--- Start of SUPPLIED MATERIAL ---

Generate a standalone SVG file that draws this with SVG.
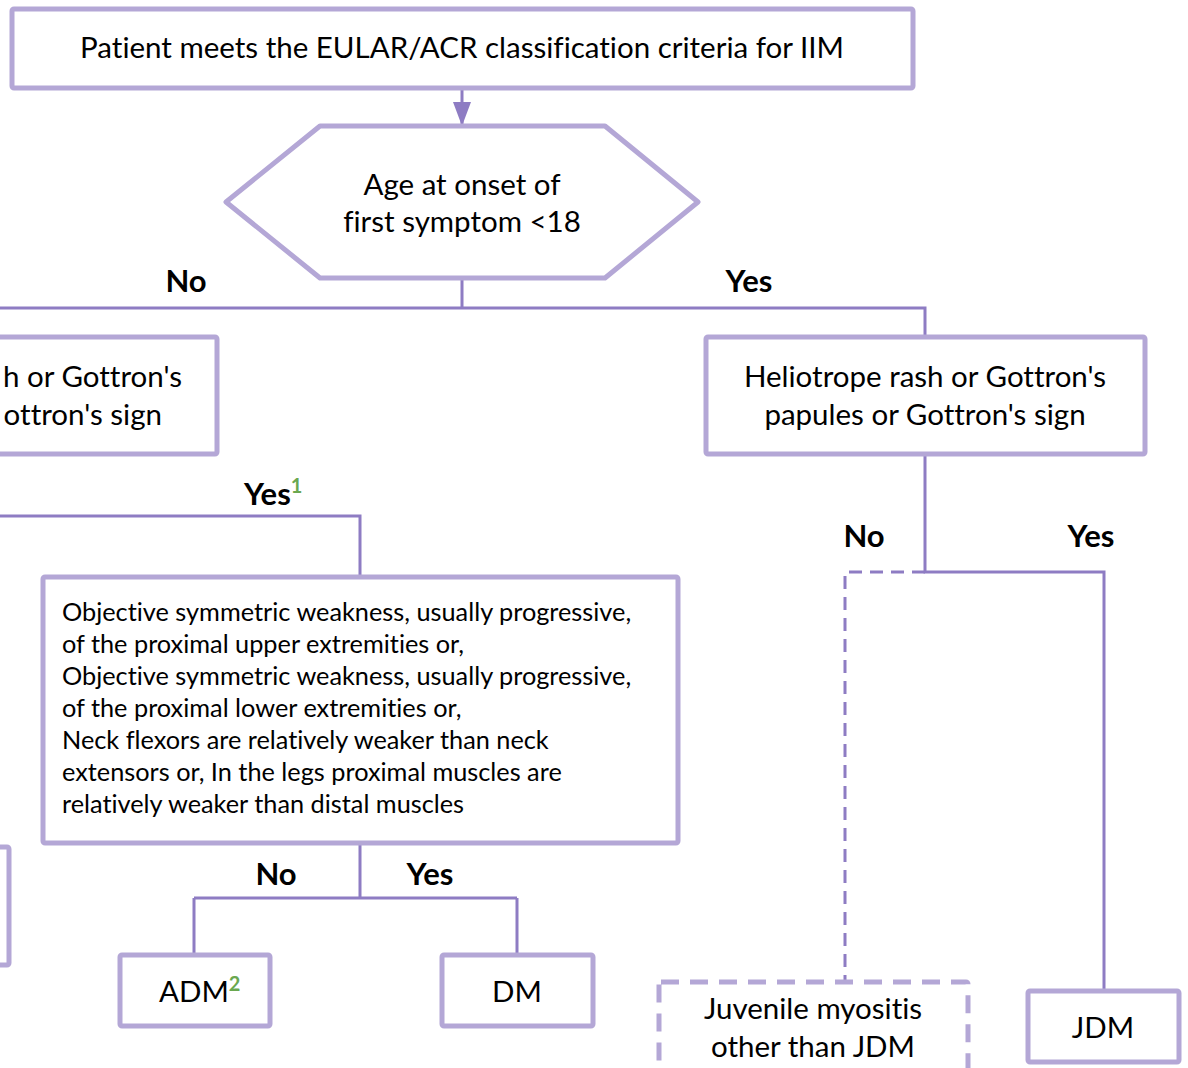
<svg xmlns="http://www.w3.org/2000/svg" width="1188" height="1068" viewBox="0 0 1188 1068">
<defs>
<style>
.box{fill:#fff;stroke:#b4a7d6;stroke-width:5;stroke-linejoin:round}
.dbox{fill:#fff;stroke:#b4a7d6;stroke-width:5;stroke-dasharray:18 11}
.ln{fill:none;stroke:#8e7cc3;stroke-width:3}
.dln{fill:none;stroke:#8e7cc3;stroke-width:3;stroke-dasharray:13 8}
text{font-variant-ligatures:none;font-family:Lato,"Liberation Sans",sans-serif}
.t{font-size:29.5px;fill:#000}
.s{font-size:25.3px;fill:#000}
.b{font-size:31px;font-weight:bold;fill:#000}
.sup{font-size:20px;font-weight:bold;fill:#6aa84f}
</style>
<marker id="ah" viewBox="0 0 10 10" preserveAspectRatio="none" refX="10" refY="5" markerWidth="8" markerHeight="6" markerUnits="strokeWidth" orient="auto">
<path d="M0,0 L10,5 L0,10 z" fill="#8e7cc3"/>
</marker>
</defs>
<g id="connectors">
<path class="ln" d="M462,88 V126" marker-end="url(#ah)"/>
<path class="ln" d="M462,278 V308 M0,308 H925 V337"/>
<path class="ln" d="M0,516 H360 V577"/>
<path class="ln" d="M360,843 V898 M194,898 H517 M194,898 V955 M517,898 V955"/>
<path class="ln" d="M925,454 V572 H1104 V991"/>
<path class="dln" d="M925,572 H845 V981"/>
</g>
<g id="n-start"><rect class="box" x="12" y="9" width="901" height="79" rx="2"/><text class="t" x="462" y="58" text-anchor="middle">Patient meets the EULAR/ACR classification criteria for IIM</text></g>
<g id="n-age"><polygon class="box" points="320,126 605,126 698,202 605,278 320,278 226,202"/><text class="t" x="462" y="195" text-anchor="middle">Age at onset of</text><text class="t" x="462" y="232" text-anchor="middle">first symptom &lt;18</text></g>
<g id="lbl-no1"><text class="b" x="186" y="292" text-anchor="middle">No</text></g>
<g id="lbl-yes1"><text class="b" x="749" y="292" text-anchor="middle">Yes</text></g>
<g id="n-rash-left"><rect class="box" x="-230" y="337" width="447" height="117" rx="2"/><text class="t" x="182" y="387" text-anchor="end">h or Gottron's</text><text class="t" x="162" y="425" text-anchor="end">ottron's sign</text></g>
<g id="n-rash-right"><rect class="box" x="706" y="337" width="439" height="117" rx="2"/><text class="t" x="925" y="387" text-anchor="middle">Heliotrope rash or Gottron's</text><text class="t" x="925" y="425" text-anchor="middle">papules or Gottron's sign</text></g>
<g id="lbl-yes2"><text class="b" x="244" y="505">Yes<tspan class="sup" dy="-12">1</tspan></text></g>
<g id="n-weak"><rect class="box" x="43" y="577" width="635" height="266" rx="2"/>
<text class="s" x="62" y="621">Objective symmetric weakness, usually progressive,</text>
<text class="s" x="62" y="653">of the proximal upper extremities or,</text>
<text class="s" x="62" y="685">Objective symmetric weakness, usually progressive,</text>
<text class="s" x="62" y="717">of the proximal lower extremities or,</text>
<text class="s" x="62" y="749">Neck flexors are relatively weaker than neck</text>
<text class="s" x="62" y="781">extensors or, In the legs proximal muscles are</text>
<text class="s" x="62" y="813">relatively weaker than distal muscles</text></g>
<g id="lbl-no3"><text class="b" x="276" y="885" text-anchor="middle">No</text></g>
<g id="lbl-yes3"><text class="b" x="430" y="885" text-anchor="middle">Yes</text></g>
<g id="n-left-partial"><rect class="box" x="-200" y="847" width="209" height="118" rx="2"/></g>
<g id="n-adm"><rect class="box" x="120" y="955" width="150" height="71" rx="2"/><text class="t" x="159" y="1002">ADM<tspan class="sup" dy="-11">2</tspan></text></g>
<g id="n-dm"><rect class="box" x="442" y="955" width="151" height="71" rx="2"/><text class="t" x="517" y="1002" text-anchor="middle">DM</text></g>
<g id="lbl-no4"><text class="b" x="864" y="547" text-anchor="middle">No</text></g>
<g id="lbl-yes4"><text class="b" x="1091" y="547" text-anchor="middle">Yes</text></g>
<g id="n-juv"><rect class="dbox" x="659" y="982" width="309" height="110" rx="2"/><text class="t" x="813" y="1019" text-anchor="middle">Juvenile myositis</text><text class="t" x="813" y="1057" text-anchor="middle">other than JDM</text></g>
<g id="n-jdm"><rect class="box" x="1028" y="991" width="151" height="71" rx="2"/><text class="t" x="1103" y="1038" text-anchor="middle">JDM</text></g>
</svg>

--- End of SUPPLIED MATERIAL ---

TASK DIRECTIONS:
Exclude the images, then output the data above word for word.

EXERCISE SOLUTION:
Generate a standalone SVG file that draws this with SVG.
<svg xmlns="http://www.w3.org/2000/svg" width="1188" height="1068" viewBox="0 0 1188 1068">
<defs>
<style>
.box{fill:#fff;stroke:#b4a7d6;stroke-width:5;stroke-linejoin:round}
.dbox{fill:#fff;stroke:#b4a7d6;stroke-width:5;stroke-dasharray:18 11}
.ln{fill:none;stroke:#8e7cc3;stroke-width:3}
.dln{fill:none;stroke:#8e7cc3;stroke-width:3;stroke-dasharray:13 8}
text{font-variant-ligatures:none;font-family:Lato,"Liberation Sans",sans-serif}
.t{font-size:29.5px;fill:#000}
.s{font-size:25.3px;fill:#000}
.b{font-size:31px;font-weight:bold;fill:#000}
.sup{font-size:20px;font-weight:bold;fill:#6aa84f}
</style>
<marker id="ah" viewBox="0 0 10 10" preserveAspectRatio="none" refX="10" refY="5" markerWidth="8" markerHeight="6" markerUnits="strokeWidth" orient="auto">
<path d="M0,0 L10,5 L0,10 z" fill="#8e7cc3"/>
</marker>
</defs>
<g id="connectors">
<path class="ln" d="M462,88 V126" marker-end="url(#ah)"/>
<path class="ln" d="M462,278 V308 M0,308 H925 V337"/>
<path class="ln" d="M0,516 H360 V577"/>
<path class="ln" d="M360,843 V898 M194,898 H517 M194,898 V955 M517,898 V955"/>
<path class="ln" d="M925,454 V572 H1104 V991"/>
<path class="dln" d="M925,572 H845 V981"/>
</g>
<g id="n-start"><rect class="box" x="12" y="9" width="901" height="79" rx="2"/><text class="t" x="462" y="58" text-anchor="middle">Patient meets the EULAR/ACR classification criteria for IIM</text></g>
<g id="n-age"><polygon class="box" points="320,126 605,126 698,202 605,278 320,278 226,202"/><text class="t" x="462" y="195" text-anchor="middle">Age at onset of</text><text class="t" x="462" y="232" text-anchor="middle">first symptom &lt;18</text></g>
<g id="lbl-no1"><text class="b" x="186" y="292" text-anchor="middle">No</text></g>
<g id="lbl-yes1"><text class="b" x="749" y="292" text-anchor="middle">Yes</text></g>
<g id="n-rash-left"><rect class="box" x="-230" y="337" width="447" height="117" rx="2"/><text class="t" x="182" y="387" text-anchor="end">h or Gottron's</text><text class="t" x="162" y="425" text-anchor="end">ottron's sign</text></g>
<g id="n-rash-right"><rect class="box" x="706" y="337" width="439" height="117" rx="2"/><text class="t" x="925" y="387" text-anchor="middle">Heliotrope rash or Gottron's</text><text class="t" x="925" y="425" text-anchor="middle">papules or Gottron's sign</text></g>
<g id="lbl-yes2"><text class="b" x="244" y="505">Yes<tspan class="sup" dy="-12">1</tspan></text></g>
<g id="n-weak"><rect class="box" x="43" y="577" width="635" height="266" rx="2"/>
<text class="s" x="62" y="621">Objective symmetric weakness, usually progressive,</text>
<text class="s" x="62" y="653">of the proximal upper extremities or,</text>
<text class="s" x="62" y="685">Objective symmetric weakness, usually progressive,</text>
<text class="s" x="62" y="717">of the proximal lower extremities or,</text>
<text class="s" x="62" y="749">Neck flexors are relatively weaker than neck</text>
<text class="s" x="62" y="781">extensors or, In the legs proximal muscles are</text>
<text class="s" x="62" y="813">relatively weaker than distal muscles</text></g>
<g id="lbl-no3"><text class="b" x="276" y="885" text-anchor="middle">No</text></g>
<g id="lbl-yes3"><text class="b" x="430" y="885" text-anchor="middle">Yes</text></g>
<g id="n-left-partial"><rect class="box" x="-200" y="847" width="209" height="118" rx="2"/></g>
<g id="n-adm"><rect class="box" x="120" y="955" width="150" height="71" rx="2"/><text class="t" x="159" y="1002">ADM<tspan class="sup" dy="-11">2</tspan></text></g>
<g id="n-dm"><rect class="box" x="442" y="955" width="151" height="71" rx="2"/><text class="t" x="517" y="1002" text-anchor="middle">DM</text></g>
<g id="lbl-no4"><text class="b" x="864" y="547" text-anchor="middle">No</text></g>
<g id="lbl-yes4"><text class="b" x="1091" y="547" text-anchor="middle">Yes</text></g>
<g id="n-juv"><rect class="dbox" x="659" y="982" width="309" height="110" rx="2"/><text class="t" x="813" y="1019" text-anchor="middle">Juvenile myositis</text><text class="t" x="813" y="1057" text-anchor="middle">other than JDM</text></g>
<g id="n-jdm"><rect class="box" x="1028" y="991" width="151" height="71" rx="2"/><text class="t" x="1103" y="1038" text-anchor="middle">JDM</text></g>
</svg>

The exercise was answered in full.